## Required work
Print, word for word, every line from the beginning of the listing up to and including the line with "const seriesNames = ['Niveau". Pictures are to be excluded.

## Data block
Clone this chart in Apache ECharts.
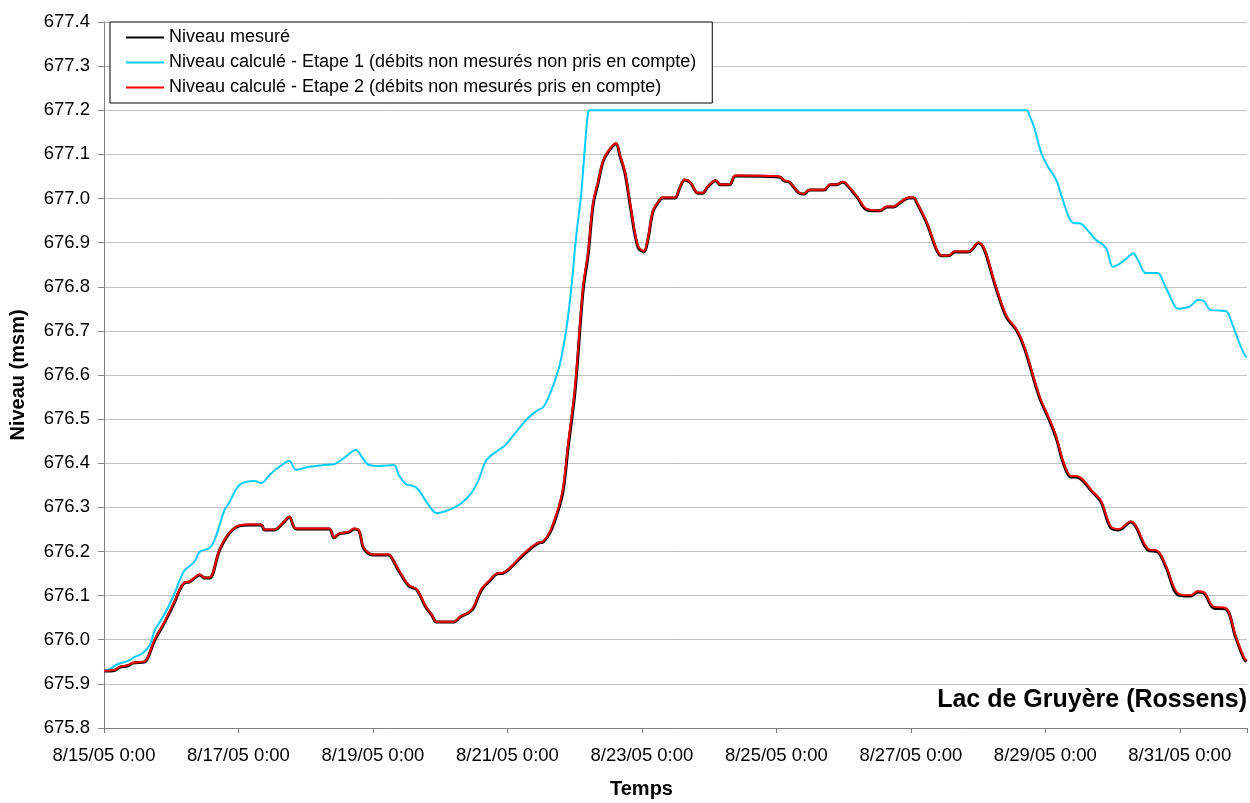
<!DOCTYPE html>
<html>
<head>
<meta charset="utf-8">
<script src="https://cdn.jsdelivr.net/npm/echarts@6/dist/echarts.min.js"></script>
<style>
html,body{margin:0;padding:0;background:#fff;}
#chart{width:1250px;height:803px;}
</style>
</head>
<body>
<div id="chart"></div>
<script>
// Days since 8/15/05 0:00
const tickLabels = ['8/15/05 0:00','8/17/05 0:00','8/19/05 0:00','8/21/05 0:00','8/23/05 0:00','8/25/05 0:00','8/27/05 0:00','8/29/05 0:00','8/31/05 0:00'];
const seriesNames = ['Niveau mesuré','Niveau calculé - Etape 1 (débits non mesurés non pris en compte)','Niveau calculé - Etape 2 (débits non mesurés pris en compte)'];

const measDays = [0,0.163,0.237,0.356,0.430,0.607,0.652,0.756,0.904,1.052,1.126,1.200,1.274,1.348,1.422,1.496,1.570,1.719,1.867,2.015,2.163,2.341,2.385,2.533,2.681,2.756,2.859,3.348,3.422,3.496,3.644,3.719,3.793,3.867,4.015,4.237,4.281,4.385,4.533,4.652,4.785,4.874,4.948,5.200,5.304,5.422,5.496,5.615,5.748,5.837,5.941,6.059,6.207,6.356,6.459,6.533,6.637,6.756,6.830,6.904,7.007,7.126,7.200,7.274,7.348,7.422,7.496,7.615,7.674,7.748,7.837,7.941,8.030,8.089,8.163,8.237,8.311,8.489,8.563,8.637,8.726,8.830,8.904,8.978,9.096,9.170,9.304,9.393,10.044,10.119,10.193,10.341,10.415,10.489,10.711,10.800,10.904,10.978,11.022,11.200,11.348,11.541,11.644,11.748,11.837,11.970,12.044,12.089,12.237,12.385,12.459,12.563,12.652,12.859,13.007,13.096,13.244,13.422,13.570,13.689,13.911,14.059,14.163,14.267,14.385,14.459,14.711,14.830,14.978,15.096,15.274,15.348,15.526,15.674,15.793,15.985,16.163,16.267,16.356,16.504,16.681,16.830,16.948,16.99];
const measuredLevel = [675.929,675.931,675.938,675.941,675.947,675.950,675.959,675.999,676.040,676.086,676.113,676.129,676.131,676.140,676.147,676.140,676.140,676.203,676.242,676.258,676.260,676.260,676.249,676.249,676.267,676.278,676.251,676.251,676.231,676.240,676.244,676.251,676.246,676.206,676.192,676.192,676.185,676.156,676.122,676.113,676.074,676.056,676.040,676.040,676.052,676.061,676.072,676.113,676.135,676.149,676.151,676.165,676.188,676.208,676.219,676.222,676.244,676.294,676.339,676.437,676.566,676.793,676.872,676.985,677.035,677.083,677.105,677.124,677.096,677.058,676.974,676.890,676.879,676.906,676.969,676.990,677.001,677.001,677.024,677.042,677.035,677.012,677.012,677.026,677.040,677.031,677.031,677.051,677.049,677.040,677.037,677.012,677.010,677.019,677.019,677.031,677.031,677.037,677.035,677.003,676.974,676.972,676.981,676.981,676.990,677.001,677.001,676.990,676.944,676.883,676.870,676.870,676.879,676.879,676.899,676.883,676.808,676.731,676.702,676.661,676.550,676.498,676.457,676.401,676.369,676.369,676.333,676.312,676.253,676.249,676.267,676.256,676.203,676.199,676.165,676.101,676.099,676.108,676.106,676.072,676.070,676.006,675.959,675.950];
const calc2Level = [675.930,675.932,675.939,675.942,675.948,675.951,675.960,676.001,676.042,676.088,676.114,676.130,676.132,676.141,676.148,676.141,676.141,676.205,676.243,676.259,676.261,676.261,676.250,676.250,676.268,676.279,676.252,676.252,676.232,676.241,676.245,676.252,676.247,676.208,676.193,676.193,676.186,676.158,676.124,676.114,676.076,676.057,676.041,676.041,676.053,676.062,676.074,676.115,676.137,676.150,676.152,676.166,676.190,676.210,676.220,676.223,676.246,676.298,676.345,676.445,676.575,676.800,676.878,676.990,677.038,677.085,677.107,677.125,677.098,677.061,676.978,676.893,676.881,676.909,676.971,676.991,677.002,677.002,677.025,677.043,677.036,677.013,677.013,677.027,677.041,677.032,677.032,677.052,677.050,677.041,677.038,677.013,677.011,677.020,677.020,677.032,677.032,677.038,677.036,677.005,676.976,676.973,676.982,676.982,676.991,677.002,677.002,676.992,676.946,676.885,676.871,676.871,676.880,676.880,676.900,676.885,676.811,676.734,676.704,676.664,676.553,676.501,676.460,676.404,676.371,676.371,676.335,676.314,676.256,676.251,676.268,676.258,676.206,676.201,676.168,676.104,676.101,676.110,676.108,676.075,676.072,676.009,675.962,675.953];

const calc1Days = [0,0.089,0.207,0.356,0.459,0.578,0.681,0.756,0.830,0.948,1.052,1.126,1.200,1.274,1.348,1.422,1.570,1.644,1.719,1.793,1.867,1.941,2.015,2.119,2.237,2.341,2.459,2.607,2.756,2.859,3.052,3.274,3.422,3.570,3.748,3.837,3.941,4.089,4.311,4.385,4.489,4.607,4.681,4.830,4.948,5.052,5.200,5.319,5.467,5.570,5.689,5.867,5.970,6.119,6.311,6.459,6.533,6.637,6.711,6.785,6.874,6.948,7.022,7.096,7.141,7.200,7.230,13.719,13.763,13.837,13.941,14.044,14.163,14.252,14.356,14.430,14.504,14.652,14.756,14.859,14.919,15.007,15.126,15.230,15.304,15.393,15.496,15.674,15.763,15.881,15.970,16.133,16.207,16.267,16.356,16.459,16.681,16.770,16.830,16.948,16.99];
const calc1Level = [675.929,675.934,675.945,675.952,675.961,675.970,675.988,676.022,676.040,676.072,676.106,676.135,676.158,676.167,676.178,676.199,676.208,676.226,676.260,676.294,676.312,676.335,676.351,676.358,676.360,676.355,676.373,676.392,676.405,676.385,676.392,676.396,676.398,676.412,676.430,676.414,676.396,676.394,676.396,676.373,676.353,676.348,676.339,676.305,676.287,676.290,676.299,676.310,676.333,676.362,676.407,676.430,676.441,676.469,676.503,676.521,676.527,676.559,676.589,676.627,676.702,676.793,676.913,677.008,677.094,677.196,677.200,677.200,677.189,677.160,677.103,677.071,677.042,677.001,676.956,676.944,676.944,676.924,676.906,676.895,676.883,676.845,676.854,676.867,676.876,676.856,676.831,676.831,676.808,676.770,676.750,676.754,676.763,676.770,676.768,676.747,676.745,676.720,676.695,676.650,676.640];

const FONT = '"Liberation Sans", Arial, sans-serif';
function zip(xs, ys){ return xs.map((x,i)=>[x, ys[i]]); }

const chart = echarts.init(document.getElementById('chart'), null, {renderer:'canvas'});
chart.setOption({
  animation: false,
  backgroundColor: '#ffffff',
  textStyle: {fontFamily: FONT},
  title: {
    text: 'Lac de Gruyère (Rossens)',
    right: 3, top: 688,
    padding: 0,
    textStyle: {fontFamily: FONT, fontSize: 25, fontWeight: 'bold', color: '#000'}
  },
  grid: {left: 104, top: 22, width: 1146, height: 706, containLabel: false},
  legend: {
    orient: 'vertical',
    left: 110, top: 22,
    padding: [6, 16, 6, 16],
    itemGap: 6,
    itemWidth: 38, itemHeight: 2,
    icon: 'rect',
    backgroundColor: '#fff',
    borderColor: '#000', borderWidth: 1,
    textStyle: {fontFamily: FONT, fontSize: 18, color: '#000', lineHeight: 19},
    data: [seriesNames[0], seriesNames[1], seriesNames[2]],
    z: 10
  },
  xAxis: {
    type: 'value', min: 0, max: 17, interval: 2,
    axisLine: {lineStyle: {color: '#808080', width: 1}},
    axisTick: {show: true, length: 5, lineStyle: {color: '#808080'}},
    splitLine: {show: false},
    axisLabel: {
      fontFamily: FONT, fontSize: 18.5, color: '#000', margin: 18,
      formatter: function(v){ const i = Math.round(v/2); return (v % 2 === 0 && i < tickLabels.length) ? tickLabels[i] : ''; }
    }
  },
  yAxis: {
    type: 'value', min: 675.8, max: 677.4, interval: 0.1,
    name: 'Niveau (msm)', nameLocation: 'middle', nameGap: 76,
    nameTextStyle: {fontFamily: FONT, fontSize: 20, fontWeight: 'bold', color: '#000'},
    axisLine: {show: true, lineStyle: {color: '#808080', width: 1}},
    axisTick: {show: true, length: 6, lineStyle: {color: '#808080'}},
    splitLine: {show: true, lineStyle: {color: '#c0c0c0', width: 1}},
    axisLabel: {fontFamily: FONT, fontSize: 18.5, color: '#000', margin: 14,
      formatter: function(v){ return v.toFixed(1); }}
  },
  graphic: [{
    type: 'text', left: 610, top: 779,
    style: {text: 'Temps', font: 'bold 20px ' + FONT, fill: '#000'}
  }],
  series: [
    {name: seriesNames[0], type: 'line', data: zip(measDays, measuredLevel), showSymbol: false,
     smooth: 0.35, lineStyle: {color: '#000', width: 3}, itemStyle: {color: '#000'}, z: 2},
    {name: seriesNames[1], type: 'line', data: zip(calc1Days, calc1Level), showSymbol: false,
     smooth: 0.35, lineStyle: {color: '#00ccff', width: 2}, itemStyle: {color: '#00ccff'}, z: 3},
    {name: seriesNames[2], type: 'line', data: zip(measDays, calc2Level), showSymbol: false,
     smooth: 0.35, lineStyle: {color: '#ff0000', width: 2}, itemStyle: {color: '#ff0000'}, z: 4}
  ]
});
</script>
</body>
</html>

## Output of the task
Clone this chart in Apache ECharts.
<!DOCTYPE html>
<html>
<head>
<meta charset="utf-8">
<script src="https://cdn.jsdelivr.net/npm/echarts@6/dist/echarts.min.js"></script>
<style>
html,body{margin:0;padding:0;background:#fff;}
#chart{width:1250px;height:803px;}
</style>
</head>
<body>
<div id="chart"></div>
<script>
// Days since 8/15/05 0:00
const tickLabels = ['8/15/05 0:00','8/17/05 0:00','8/19/05 0:00','8/21/05 0:00','8/23/05 0:00','8/25/05 0:00','8/27/05 0:00','8/29/05 0:00','8/31/05 0:00'];
const seriesNames = ['Niveau mesuré','Niveau calculé - Etape 1 (débits non mesurés non pris en compte)','Niveau calculé - Etape 2 (débits non mesurés pris en compte)'];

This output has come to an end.